Elected politicians … “we don’t need you”. How well this chimes with Trump’s verbal attacks on Congress and his repeated calls to “drain the swamp”. How well it fits with the notion that democracy itself is the enemy … a view that Trump has carefully fostered, starting with the presidential election campaign when he several times played up the ghost of voter fraud, refusing to say that he would accept the result if he lost, and even now still claiming (without a shred of evidence) that illegal voting denied him a popular vote victory.
And Trump’s undermining of the essential pillars of democracy is working. A poll released by Public Policy Polling (February 10th, 2017) showed that Trump voters have evidently had enough of Constitutional checks and balances: 51% of them think he should personally be able to overturn decisions by judges he doesn’t agree with, to only 33% who dissent.
Meanwhile the New York Times reported (November 2016) that while 43% of older Americans thought it would be illegitimate for the military to take power if civilian government was incompetent, only 19% of those born since 1980 (the millennials) agreed.

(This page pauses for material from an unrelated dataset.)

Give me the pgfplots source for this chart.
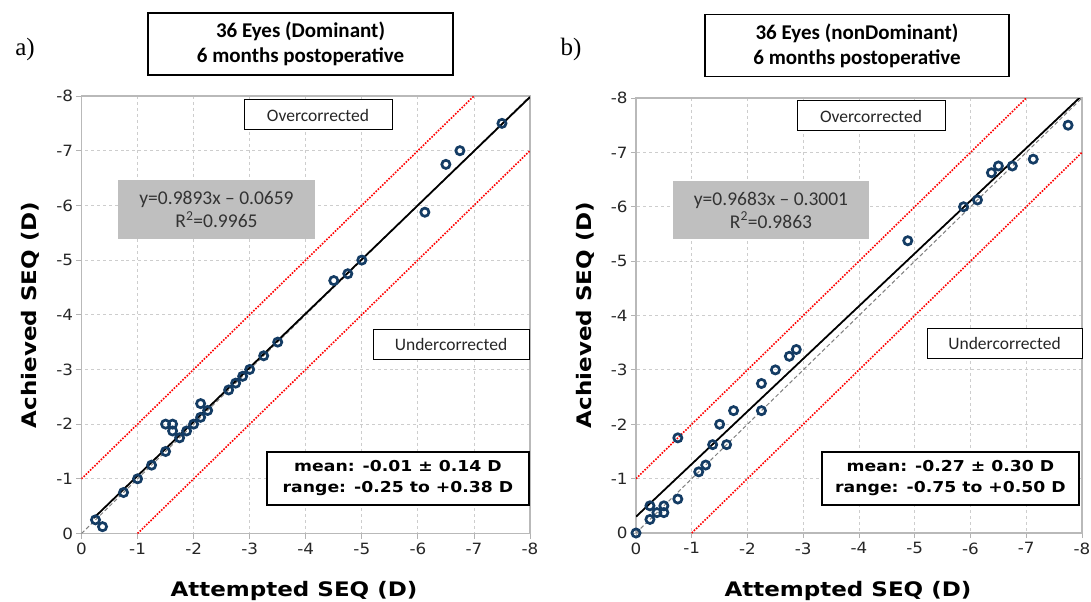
\documentclass[border=0pt]{standalone}
\usepackage{pgfplots}
\pgfplotsset{compat=1.18}
\usepackage{fontspec}
\setmainfont{DejaVu Sans}
\newfontfamily\calib{Carlito}
\newfontfamily\serf{Liberation Serif}
\newfontfamily\verdw[FakeStretch=1.15]{DejaVu Sans}
\newfontfamily\verdt[FakeStretch=1.08]{DejaVu Sans}
\definecolor{navy}{RGB}{20,60,100}
\definecolor{gboxfill}{RGB}{191,191,191}
\definecolor{gridc}{RGB}{205,205,205}

\pgfplotsset{
 myax/.style={
  scale only axis,
  x dir=reverse, y dir=reverse,
  xmin=-8, xmax=0, ymin=-8, ymax=0,
  xtick={-8,-7,-6,-5,-4,-3,-2,-1,0},
  ytick={-8,-7,-6,-5,-4,-3,-2,-1,0},
  xticklabels={-8,-7,-6,-5,-4,-3,-2,-1,0},
  yticklabels={-8,-7,-6,-5,-4,-3,-2,-1,0},
  /pgf/number format/assume math mode=true,
  grid=major,
  grid style={dashed, draw=gridc, line width=0.8bp},
  axis line style={draw=gray!55, line width=1.8bp},
  tick style={draw=gray!60, line width=0.8bp},
  tick align=outside, tick pos=left, major tick length=5bp,
  tick label style={font=\verdt\fontsize{15.5bp}{17bp}\selectfont, text=black!85},
  xticklabel style={yshift=-1bp},
  clip=true,
 },
 dat/.style={only marks, mark=o, mark size=4.1bp, mark options={draw=navy, line width=2.7bp}},
 reg/.style={black, line width=1.8bp, no marks},
 idl/.style={gray, dash pattern=on 4bp off 2.5bp, line width=1bp, no marks},
 lim/.style={red, dash pattern=on 1.6bp off 1.4bp, line width=1.6bp, no marks},
}

\begin{document}
\begin{tikzpicture}[x=1bp,y=1bp]
\useasboundingbox (0,0) rectangle (1091,-602);

% ---------------- Panel a ----------------
\begin{axis}[myax, width=448.5bp, height=437.5bp, at={(81.5bp,-533.5bp)}, anchor=south west]
\addplot[lim] coordinates {(0,-1) (-7,-8)};
\addplot[lim] coordinates {(-1,0) (-8,-7)};
\addplot[idl] coordinates {(0,0) (-8,-8)};
\addplot[reg] coordinates {(-0.22,-0.2836) (-8,-7.9803)};
\addplot[dat] coordinates {
(-0.25,-0.25) (-0.375,-0.125) (-0.75,-0.75) (-1,-1) (-1.25,-1.25)
(-1.5,-1.5) (-1.5,-2) (-1.625,-2) (-1.625,-1.875) (-1.75,-1.75)
(-1.875,-1.875) (-2,-2) (-2.125,-2.125) (-2.125,-2.375) (-2.25,-2.25)
(-2.625,-2.625) (-2.75,-2.75) (-2.875,-2.875) (-3,-3) (-3.25,-3.25)
(-3.5,-3.5) (-4.5,-4.625) (-4.75,-4.75) (-5,-5) (-6.125,-5.875)
(-6.5,-6.75) (-6.75,-7) (-7.5,-7.5)
};
\end{axis}

% ---------------- Panel b ----------------
\begin{axis}[myax, width=446bp, height=435bp, at={(636bp,-533bp)}, anchor=south west]
\addplot[lim] coordinates {(0,-1) (-7,-8)};
\addplot[lim] coordinates {(-1,0) (-8,-7)};
\addplot[idl] coordinates {(0,0) (-8,-8)};
\addplot[reg] coordinates {(0,-0.3001) (-8,-8.0465)};
\addplot[dat] coordinates {
(0,0) (-0.25,-0.5) (-0.25,-0.25) (-0.375,-0.375) (-0.5,-0.5)
(-0.5,-0.375) (-0.75,-1.75) (-0.75,-0.625) (-1.125,-1.125) (-1.25,-1.25)
(-1.375,-1.625) (-1.5,-2) (-1.625,-1.625) (-1.75,-2.25) (-2.25,-2.25)
(-2.25,-2.75) (-2.5,-3) (-2.75,-3.25) (-2.875,-3.375) (-4.875,-5.375)
(-5.875,-6) (-6.125,-6.125) (-6.375,-6.625) (-6.5,-6.75) (-6.75,-6.75)
(-7.125,-6.875) (-7.75,-7.5)
};
\end{axis}

% ---------------- annotations ----------------
\tikzset{
 ttl/.style={draw=black, line width=1.5bp, fill=white, inner sep=0pt, align=center,
   font=\calib\bfseries\fontsize{21bp}{25bp}\selectfont},
 wb/.style={draw=black, line width=1bp, fill=white, inner sep=0pt, align=center,
   font=\calib\fontsize{17.5bp}{20bp}\selectfont, text=black!85},
 gb/.style={fill=gboxfill, inner sep=0pt, align=center,
   font=\calib\fontsize{19.5bp}{23bp}\selectfont, text=black!80},
 mb/.style={draw=black, line width=1.2bp, fill=white, inner sep=0pt, align=center,
   font=\verdw\bfseries\fontsize{15bp}{21bp}\selectfont},
 axl/.style={font=\verdw\bfseries\fontsize{20bp}{24bp}\selectfont},
}

% panel a
\node[font=\serf\fontsize{25bp}{27bp}\selectfont] at (25,-49) {a)};
\node[ttl, minimum width=305bp, minimum height=62bp] at (300.5,-44) {36 Eyes (Dominant)\\6 months postoperative};
\node[wb, minimum width=148bp, minimum height=30bp] at (318,-115) {Overcorrected};
\node[gb, minimum width=197bp, minimum height=59bp] at (216.5,-209.5) {y=0.9893x – 0.0659\\R\textsuperscript{2}=0.9965};
\node[wb, minimum width=156bp, minimum height=30bp] at (451,-344) {Undercorrected};
\node[mb, minimum width=262bp, minimum height=53bp] at (398,-478.5) {mean: -0.01 ± 0.14 D\\range: -0.25 to +0.38 D};
\node[axl, anchor=base] at (294,-596) {Attempted SEQ (D)};
\node[axl, rotate=90] at (30,-315) {Achieved SEQ (D)};

% panel b
\node[font=\serf\fontsize{25bp}{27bp}\selectfont] at (571,-49) {b)};
\node[ttl, minimum width=304bp, minimum height=62bp] at (857,-45.5) {36 Eyes (nonDominant)\\6 months postoperative};
\node[wb, minimum width=148bp, minimum height=30bp] at (871,-116) {Overcorrected};
\node[gb, minimum width=196bp, minimum height=58bp] at (771,-210) {y=0.9683x – 0.3001\\R\textsuperscript{2}=0.9863};
\node[wb, minimum width=155bp, minimum height=30bp] at (1004.5,-343) {Undercorrected};
\node[mb, minimum width=257bp, minimum height=53bp] at (950.5,-478.5) {mean: -0.27 ± 0.30 D\\range: -0.75 to +0.50 D};
\node[axl, anchor=base] at (848,-596) {Attempted SEQ (D)};
\node[axl, rotate=90] at (585,-315) {Achieved SEQ (D)};
\end{tikzpicture}
\end{document}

This comes against a background in which another study (The Democratic Disconnect, “The Journal of Democracy, July 2016) found a dramatic decline in the percentage of Americans who say it is “essential” to live in a democracy: less than one-third of the millennial generation believe that it is essential.
It also comes against a background in which Secretary of Defence James Mattis has encouraged U.S. troops to “hold the line” in the face of rising political tension in the United States:
“You just hold the line — my fine young soldiers, sailors, airmen, Marines — you just hold the line until our country gets back to understanding and respecting each other and showing it.” He continued: “We’re so doggone lucky to be Americans. We’ve got two powers, the power of inspiration, and we’ll get the power of inspiration back. And we’ve got the power of intimidation, and that’s you, if someone wants to screw with our families, our country, and our allies.”
No longer a joke:
Before he became President, Trump was widely seen as a joke – a figure of ridicule. So too was Adolf Hitler – that “man with a funny little moustache” – before he came to power.
Trump is no Adolf Hitler, though his most fervent followers call him ‘God-Emperor’. But make no mistake, his neo-fascist outlook becomes increasingly less-disguised with every passing week. The warning signs are everywhere.
Steve Bannon was the head of Breitbart News, a website he described as a “platform for the alt-right”. He recently stepped down from his post as chief White House strategist (to return to Breitbart News as its ‘Executive Chairman’), saying “I’m … going to war for Trump against his opponents”.
And in November 2016 he also said this:
“Darkness is good. … Darth Vader. Satan. That’s power. It only helps us when they [liberals, the media] get it wrong. When they’re blind to who we are and what we’re doing.”
Don’t say you haven’t been warned … it’s well past time for America to wake up and smell the coffee.